人間がAIと共創する上で、このアーキテクチャと学習データの関係性を理解することは非常に重要です。生成されたAIアートのスタイルが、モデルのどの技術的側面に由来するのかを推測できれば、人間はより意図的に生成プロセスを制御し、望むスタイルや表現を引き出すことが可能になります。
例えば、特定のスタイルを生成したい場合、それに適したアーキテクチャを選択したり、あるいは既存のモデルを特定のデータセットでファインチューニングしたりするといった技術的な介入が考えられます。また、生成された結果が予期しないスタイル的特徴を持っている場合、それがデータセットの特定の偏りによるものなのか、あるいはアーキテクチャ固有の特性によるものなのかを分析することで、次に試すべきアプローチが見えてきます。
さらに、AIが生成したスタイルの技術的起源を理解することは、人間自身の創造性を刺激することにも繋がります。AIが学習データやアーキテクチャの特性に基づいて予期せぬスタイルを生み出した時、人間はその背後にある技術的メカニズムを理解しようと試み、それを自身の創作プロセスに取り入れたり、AIと協働して新たなスタイルを共同で探求したりすることが可能になります。これは、単にAIをツールとして利用するだけでなく、AIの「思考プロセス」(ここでは技術的な構造と学習データ)を理解することで、人間側の創造性自体が拡張される共創の形態と言えるでしょう。
結論
AIアートにおけるスタイルの形成は、生成モデルのアーキテクチャと学習データという二つの主要な技術的要素が複雑に絡み合う結果です。アーキテクチャは表現の構造と可能性を規定し、学習データはその内容と傾向を注入します。これらの技術的基盤を深く理解することは、AIアートの生成プロセスを単なるブラックボックスとして捉えるのではなく、その内部メカニズムを理解し、人間がより能動的に、そして創造的に関与するための鍵となります。

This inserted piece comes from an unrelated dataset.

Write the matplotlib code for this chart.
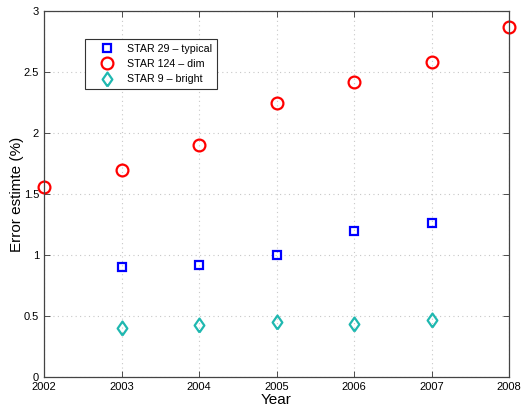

AIと人間が真に共創する未来においては、生成モデルのアーキテクチャや学習データの専門知識を持つ技術者と、芸術的な感性や批評眼を持つアーティストが密接に連携し、互いの理解を深めることが不可欠となるでしょう。技術的な側面からスタイルの源泉を探求することは、AIがどのような潜在空間を持ち、どのような概念や表現を学習しうるのかを理解する試みであり、それは人間自身の創造性や知覚の探求にも繋がる可能性を秘めています。今後も、アーキテクチャの進化とデータセットの多様化、そしてそれらが生み出すスタイルの技術的分析が、AIアート共創の新たな地平を切り拓いていくことが期待されます。